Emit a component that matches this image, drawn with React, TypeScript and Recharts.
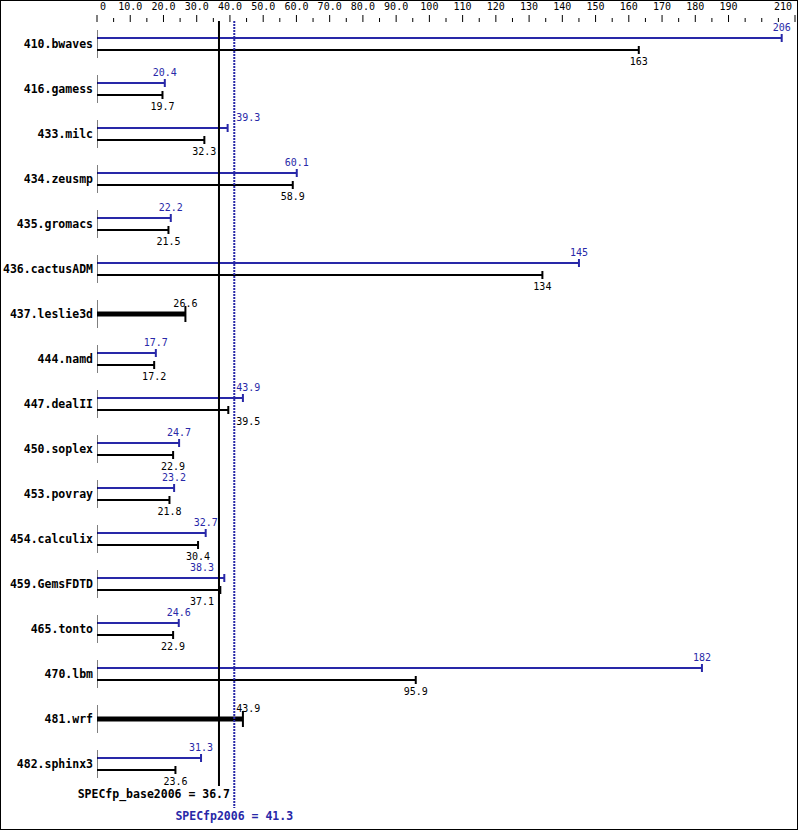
import React from "react";
import { BarChart, Bar, XAxis, YAxis, ReferenceLine } from "recharts";

const benchmarks = [
  "410.bwaves", "416.gamess", "433.milc", "434.zeusmp", "435.gromacs",
  "436.cactusADM", "437.leslie3d", "444.namd", "447.dealII", "450.soplex",
  "453.povray", "454.calculix", "459.GemsFDTD", "465.tonto", "470.lbm",
  "481.wrf", "482.sphinx3",
];
const peakScores: (number | null)[] = [
  206, 20.4, 39.3, 60.1, 22.2, 145, null, 17.7, 43.9, 24.7, 23.2, 32.7, 38.3, 24.6, 182, null, 31.3,
];
const baseScores: number[] = [
  163, 19.7, 32.3, 58.9, 21.5, 134, 26.6, 17.2, 39.5, 22.9, 21.8, 30.4, 37.1, 22.9, 95.9, 43.9, 23.6,
];
const BASE_MEAN = 36.7;
const PEAK_MEAN = 41.3;
const axisTicks: number[] = [];
for (let v = 0; v <= 210; v += 5) axisTicks.push(v);
const labeledTicks = [0, 10, 20, 30, 40, 50, 60, 70, 80, 90, 100, 110, 120, 130, 140, 150, 160, 170, 180, 190, 210];

const data = benchmarks.map((name, i) => ({ name, peak: peakScores[i], base: baseScores[i] }));

const BLUE = "#2828a8";
const MONO = "'DejaVu Sans Mono', 'Liberation Mono', monospace";

const fmt = (v: number) => (v >= 100 ? String(Math.round(v)) : v.toFixed(1));
const fmtTick = (v: number) => (v === 0 ? "0" : v >= 100 ? String(v) : v.toFixed(1));

function labelCenter(endX: number, text: string, x0: number, unit: number) {
  const w = text.length * 6;
  const baseX = x0 + BASE_MEAN * unit;
  const peakX = x0 + PEAK_MEAN * unit;
  let cx = endX;
  if (cx + w / 2 > baseX - 1 && cx - w / 2 < peakX + 1) {
    if (endX < (baseX + peakX) / 2) cx = baseX - 5 - w / 2;
    else cx = peakX + 2 + w / 2;
  }
  return cx;
}

function PeakShape(props: any) {
  const { x, y, width, height, payload } = props;
  if (payload.peak == null) return null;
  const cy = y + height / 2;
  const ex = x + width;
  const unit = width / payload.peak;
  const txt = fmt(payload.peak);
  const cx = labelCenter(ex, txt, x, unit);
  return (
    <g>
      <line x1={x} x2={ex} y1={cy} y2={cy} stroke={BLUE} strokeWidth={2} />
      <line x1={ex} x2={ex} y1={cy - 4} y2={cy + 4} stroke={BLUE} strokeWidth={2} />
      <text x={cx} y={cy - 7} textAnchor="middle" fontFamily={MONO} fontSize={10} fill={BLUE}>
        {txt}
      </text>
    </g>
  );
}

function BaseShape(props: any) {
  const { x, y, width, height, payload } = props;
  const single = payload.peak == null;
  const top = y; // category center
  const cy = single ? top : y + height / 2;
  const ex = x + width;
  const unit = width / payload.base;
  const txt = fmt(payload.base);
  const cx = labelCenter(ex, txt, x, unit);
  return (
    <g>
      <line x1={x} x2={x} y1={top - 14} y2={top + 14} stroke="#000" strokeWidth={1} />
      <line x1={x} x2={ex} y1={cy} y2={cy} stroke="#000" strokeWidth={single ? 5 : 2} />
      <line
        x1={ex}
        x2={ex}
        y1={cy - (single ? 8 : 4)}
        y2={cy + (single ? 8 : 4)}
        stroke="#000"
        strokeWidth={2}
      />
      <text
        x={cx}
        y={single ? cy - 7 : cy + 15}
        textAnchor="middle"
        fontFamily={MONO}
        fontSize={10}
        fill="#000"
      >
        {txt}
      </text>
    </g>
  );
}

function XTick(props: any) {
  const { x, payload } = props;
  const v = payload.value as number;
  const major = labeledTicks.includes(v);
  let anchor: "middle" | "start" | "end" = "middle";
  let tx = x;
  if (v === 0) {
    anchor = "start";
    tx = x + 3;
  } else if (v === 210) {
    anchor = "end";
    tx = x - 3;
  }
  return (
    <g>
      <line x1={x} x2={x} y1={major ? 14 : 17} y2={21} stroke="#000" strokeWidth={1} />
      {major && (
        <text x={tx} y={9} textAnchor={anchor} fontFamily={MONO} fontSize={10} fill="#000">
          {fmtTick(v)}
        </text>
      )}
    </g>
  );
}

function YTick(props: any) {
  const { y, payload } = props;
  return (
    <text x={92} y={y + 4} textAnchor="end" fontFamily={MONO} fontSize={11.5} fontWeight="bold" fill="#000">
      {payload.value}
    </text>
  );
}

function BaseLabel(props: any) {
  const vb = props.viewBox || {};
  const x = vb.x ?? 0;
  const bottom = (vb.y ?? 0) + (vb.height ?? 0);
  return (
    <text x={x + 11} y={bottom + 12} textAnchor="end" fontFamily={MONO} fontSize={11.5} fontWeight="bold" fill="#000">
      {`SPECfp_base2006 = ${BASE_MEAN}`}
    </text>
  );
}

function PeakLabel(props: any) {
  const vb = props.viewBox || {};
  const x = vb.x ?? 0;
  const bottom = (vb.y ?? 0) + (vb.height ?? 0);
  return (
    <g>
      <line x1={x} x2={x} y1={bottom} y2={bottom + 22} stroke={BLUE} strokeWidth={2} strokeDasharray="2 1" />
      <text x={x} y={bottom + 34} textAnchor="middle" fontFamily={MONO} fontSize={11.5} fontWeight="bold" fill={BLUE}>
        {`SPECfp2006 = ${PEAK_MEAN}`}
      </text>
    </g>
  );
}

export default function App() {
  return (
    <div
      style={{
        position: "absolute",
        left: 0,
        top: 0,
        width: 798,
        height: 830,
        border: "1px solid #000",
        boxSizing: "border-box",
        background: "#fff",
      }}
    >
      <BarChart
        width={796}
        height={828}
        data={data}
        layout="vertical"
        margin={{ top: 0, right: 2, bottom: 43, left: 0 }}
        barGap={0}
        barCategoryGap={0}
      >
        <XAxis
          type="number"
          orientation="top"
          domain={[0, 210]}
          ticks={axisTicks}
          interval={0}
          height={20}
          axisLine={false}
          tickLine={false}
          tick={<XTick />}
          allowDataOverflow
        />
        <YAxis
          type="category"
          dataKey="name"
          width={96}
          axisLine={false}
          tickLine={false}
          interval={0}
          tick={<YTick />}
        />
        <Bar dataKey="peak" barSize={12} isAnimationActive={false} shape={<PeakShape />} />
        <Bar dataKey="base" barSize={12} isAnimationActive={false} shape={<BaseShape />} />
        <ReferenceLine x={BASE_MEAN} stroke="#000" strokeWidth={2} label={<BaseLabel />} />
        <ReferenceLine x={PEAK_MEAN} stroke={BLUE} strokeWidth={2} strokeDasharray="2 1" label={<PeakLabel />} />
      </BarChart>
    </div>
  );
}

- - - - -

• [THE REQUEST] Tally the lines holding the string "React" and give only the count.

• [FULL OUTPUT] 2